*Exercise details*:
Give the data below again exactly as it stands. Omit the pictures.

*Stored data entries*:
────

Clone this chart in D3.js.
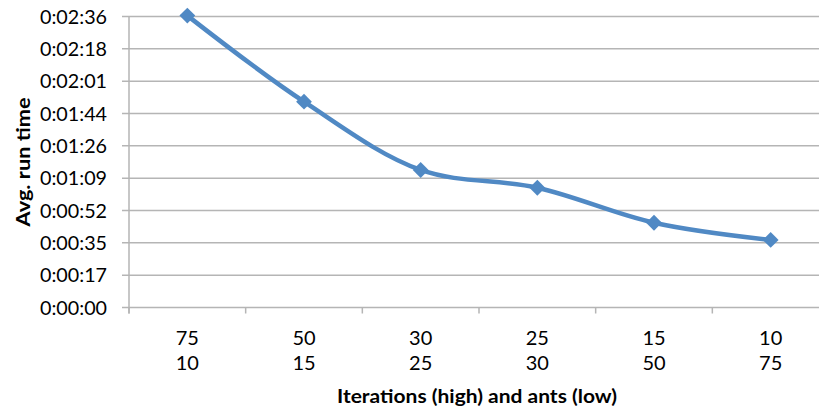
<!DOCTYPE html>
<html>
<head>
<meta charset="utf-8">
<script src="https://cdn.jsdelivr.net/npm/d3@7"></script>
<style>
  body { margin: 0; background: #fff; }
  svg { display: block; font-family: Lato, "Open Sans", "Liberation Sans", sans-serif; }
</style>
</head>
<body>
<div id="chart"></div>
<script>
// data (seconds)
const iterations = ["75", "50", "30", "25", "15", "10"];
const ants = ["10", "15", "25", "30", "50", "75"];
const runTimes = [156, 110, 73.5, 64, 45.3, 36.1];
const yTicks = [0, 17.28, 34.56, 51.84, 69.12, 86.4, 103.68, 120.96, 138.24, 155.52];

const width = 819, height = 410;
const margin = { top: 16.5, right: -10, bottom: 102.5, left: 129 };

const svg = d3.select("#chart").append("svg")
  .attr("width", width)
  .attr("height", height);

const x = d3.scaleBand()
  .domain(d3.range(iterations.length))
  .range([margin.left, width - margin.right]);

const y = d3.scaleLinear()
  .domain([0, 155.52])
  .range([height - margin.bottom, margin.top]);

function fmt(s) {
  const t = Math.round(s);
  const m = Math.floor(t / 60), sec = t % 60;
  return `0:${String(m).padStart(2, "0")}:${String(sec).padStart(2, "0")}`;
}

// grid lines
svg.append("g")
  .selectAll("line")
  .data(yTicks)
  .join("line")
  .attr("x1", margin.left - 7)
  .attr("x2", width)
  .attr("y1", d => y(d))
  .attr("y2", d => y(d))
  .attr("stroke", "#b5b5b5")
  .attr("stroke-width", 1.5);

// y axis line
svg.append("line")
  .attr("x1", margin.left).attr("x2", margin.left)
  .attr("y1", y(155.52)).attr("y2", y(0) + 6)
  .attr("stroke", "#b5b5b5").attr("stroke-width", 1.5);

// x ticks
svg.append("g")
  .selectAll("line")
  .data(d3.range(iterations.length + 1))
  .join("line")
  .attr("x1", i => margin.left + i * x.step())
  .attr("x2", i => margin.left + i * x.step())
  .attr("y1", y(0))
  .attr("y2", y(0) + 6)
  .attr("stroke", "#b5b5b5").attr("stroke-width", 1.5);

// y tick labels
svg.append("g")
  .selectAll("text")
  .data(yTicks)
  .join("text")
  .attr("x", 107)
  .attr("y", d => y(d))
  .attr("dy", "0.35em")
  .attr("text-anchor", "end")
  .attr("textLength", 67)
  .attr("lengthAdjust", "spacingAndGlyphs")
  .style("font-size", "20px")
  .attr("fill", "#000")
  .text(d => fmt(d));

// x tick labels (two lines)
const xl = svg.append("g")
  .selectAll("text")
  .data(iterations)
  .join("text")
  .attr("text-anchor", "middle")
  .style("font-size", "20px")
  .attr("fill", "#000");
xl.append("tspan")
  .attr("x", (d, i) => x(i) + x.bandwidth() / 2)
  .attr("y", 345)
  .text(d => d);
xl.append("tspan")
  .attr("x", (d, i) => x(i) + x.bandwidth() / 2)
  .attr("y", 370)
  .text((d, i) => ants[i]);

// axis titles
svg.append("text")
  .attr("x", 477)
  .attr("y", 403)
  .attr("text-anchor", "middle")
  .attr("textLength", 280)
  .attr("lengthAdjust", "spacingAndGlyphs")
  .style("font-size", "19px")
  .style("font-weight", "bold")
  .text("Iterations (high) and ants (low)");

svg.append("text")
  .attr("transform", "translate(30,162) rotate(-90)")
  .attr("text-anchor", "middle")
  .attr("textLength", 129)
  .attr("lengthAdjust", "spacingAndGlyphs")
  .style("font-size", "19px")
  .style("font-weight", "bold")
  .text("Avg. run time");

// line
const line = d3.line()
  .x((d, i) => x(i) + x.bandwidth() / 2)
  .y(d => y(d))
  .curve(d3.curveCatmullRom.alpha(0.5));

svg.append("path")
  .datum(runTimes)
  .attr("d", line)
  .attr("fill", "none")
  .attr("stroke", "#5089c4")
  .attr("stroke-width", 4.5);

// diamond markers
svg.append("g")
  .selectAll("path")
  .data(runTimes)
  .join("path")
  .attr("d", d3.symbol(d3.symbolSquare, 125))
  .attr("transform", (d, i) => `translate(${x(i) + x.bandwidth() / 2},${y(d)}) rotate(45)`)
  .attr("fill", "#5089c4");
</script>
</body>
</html>
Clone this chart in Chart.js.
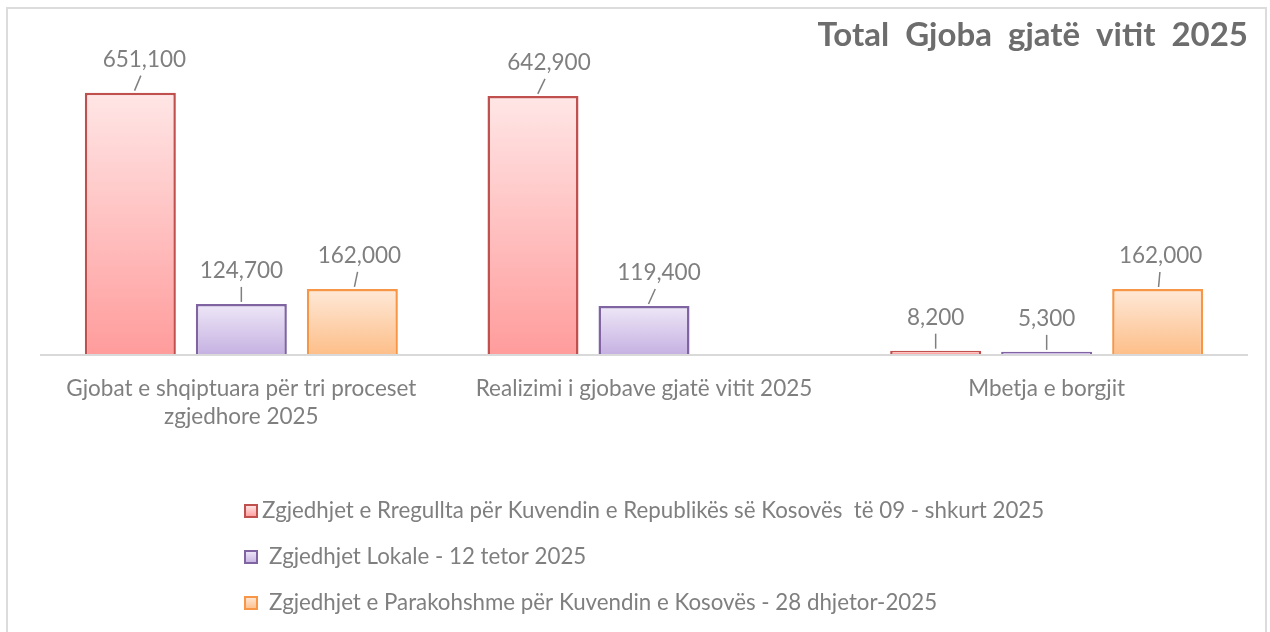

────

*Result*:
Clone this chart in D3.js.
<!DOCTYPE html>
<html>
<head>
<meta charset="utf-8">
<script src="https://cdn.jsdelivr.net/npm/d3@7"></script>
<style>
  body { margin: 0; background: #fff; }
  svg { display: block; font-family: Lato, "Open Sans", "Liberation Sans", sans-serif; }
</style>
</head>
<body>
<div id="chart"></div>
<script>
// data (seconds)
const iterations = ["75", "50", "30", "25", "15", "10"];
const ants = ["10", "15", "25", "30", "50", "75"];
const runTimes = [156, 110, 73.5, 64, 45.3, 36.1];
const yTicks = [0, 17.28, 34.56, 51.84, 69.12, 86.4, 103.68, 120.96, 138.24, 155.52];

const width = 819, height = 410;
const margin = { top: 16.5, right: -10, bottom: 102.5, left: 129 };

const svg = d3.select("#chart").append("svg")
  .attr("width", width)
  .attr("height", height);

const x = d3.scaleBand()
  .domain(d3.range(iterations.length))
  .range([margin.left, width - margin.right]);

const y = d3.scaleLinear()
  .domain([0, 155.52])
  .range([height - margin.bottom, margin.top]);

function fmt(s) {
  const t = Math.round(s);
  const m = Math.floor(t / 60), sec = t % 60;
  return `0:${String(m).padStart(2, "0")}:${String(sec).padStart(2, "0")}`;
}

// grid lines
svg.append("g")
  .selectAll("line")
  .data(yTicks)
  .join("line")
  .attr("x1", margin.left - 7)
  .attr("x2", width)
  .attr("y1", d => y(d))
  .attr("y2", d => y(d))
  .attr("stroke", "#b5b5b5")
  .attr("stroke-width", 1.5);

// y axis line
svg.append("line")
  .attr("x1", margin.left).attr("x2", margin.left)
  .attr("y1", y(155.52)).attr("y2", y(0) + 6)
  .attr("stroke", "#b5b5b5").attr("stroke-width", 1.5);

// x ticks
svg.append("g")
  .selectAll("line")
  .data(d3.range(iterations.length + 1))
  .join("line")
  .attr("x1", i => margin.left + i * x.step())
  .attr("x2", i => margin.left + i * x.step())
  .attr("y1", y(0))
  .attr("y2", y(0) + 6)
  .attr("stroke", "#b5b5b5").attr("stroke-width", 1.5);

// y tick labels
svg.append("g")
  .selectAll("text")
  .data(yTicks)
  .join("text")
  .attr("x", 107)
  .attr("y", d => y(d))
  .attr("dy", "0.35em")
  .attr("text-anchor", "end")
  .attr("textLength", 67)
  .attr("lengthAdjust", "spacingAndGlyphs")
  .style("font-size", "20px")
  .attr("fill", "#000")
  .text(d => fmt(d));

// x tick labels (two lines)
const xl = svg.append("g")
  .selectAll("text")
  .data(iterations)
  .join("text")
  .attr("text-anchor", "middle")
  .style("font-size", "20px")
  .attr("fill", "#000");
xl.append("tspan")
  .attr("x", (d, i) => x(i) + x.bandwidth() / 2)
  .attr("y", 345)
  .text(d => d);
xl.append("tspan")
  .attr("x", (d, i) => x(i) + x.bandwidth() / 2)
  .attr("y", 370)
  .text((d, i) => ants[i]);

// axis titles
svg.append("text")
  .attr("x", 477)
  .attr("y", 403)
  .attr("text-anchor", "middle")
  .attr("textLength", 280)
  .attr("lengthAdjust", "spacingAndGlyphs")
  .style("font-size", "19px")
  .style("font-weight", "bold")
  .text("Iterations (high) and ants (low)");

svg.append("text")
  .attr("transform", "translate(30,162) rotate(-90)")
  .attr("text-anchor", "middle")
  .attr("textLength", 129)
  .attr("lengthAdjust", "spacingAndGlyphs")
  .style("font-size", "19px")
  .style("font-weight", "bold")
  .text("Avg. run time");

// line
const line = d3.line()
  .x((d, i) => x(i) + x.bandwidth() / 2)
  .y(d => y(d))
  .curve(d3.curveCatmullRom.alpha(0.5));

svg.append("path")
  .datum(runTimes)
  .attr("d", line)
  .attr("fill", "none")
  .attr("stroke", "#5089c4")
  .attr("stroke-width", 4.5);

// diamond markers
svg.append("g")
  .selectAll("path")
  .data(runTimes)
  .join("path")
  .attr("d", d3.symbol(d3.symbolSquare, 125))
  .attr("transform", (d, i) => `translate(${x(i) + x.bandwidth() / 2},${y(d)}) rotate(45)`)
  .attr("fill", "#5089c4");
</script>
</body>
</html>
Clone this chart in Chart.js.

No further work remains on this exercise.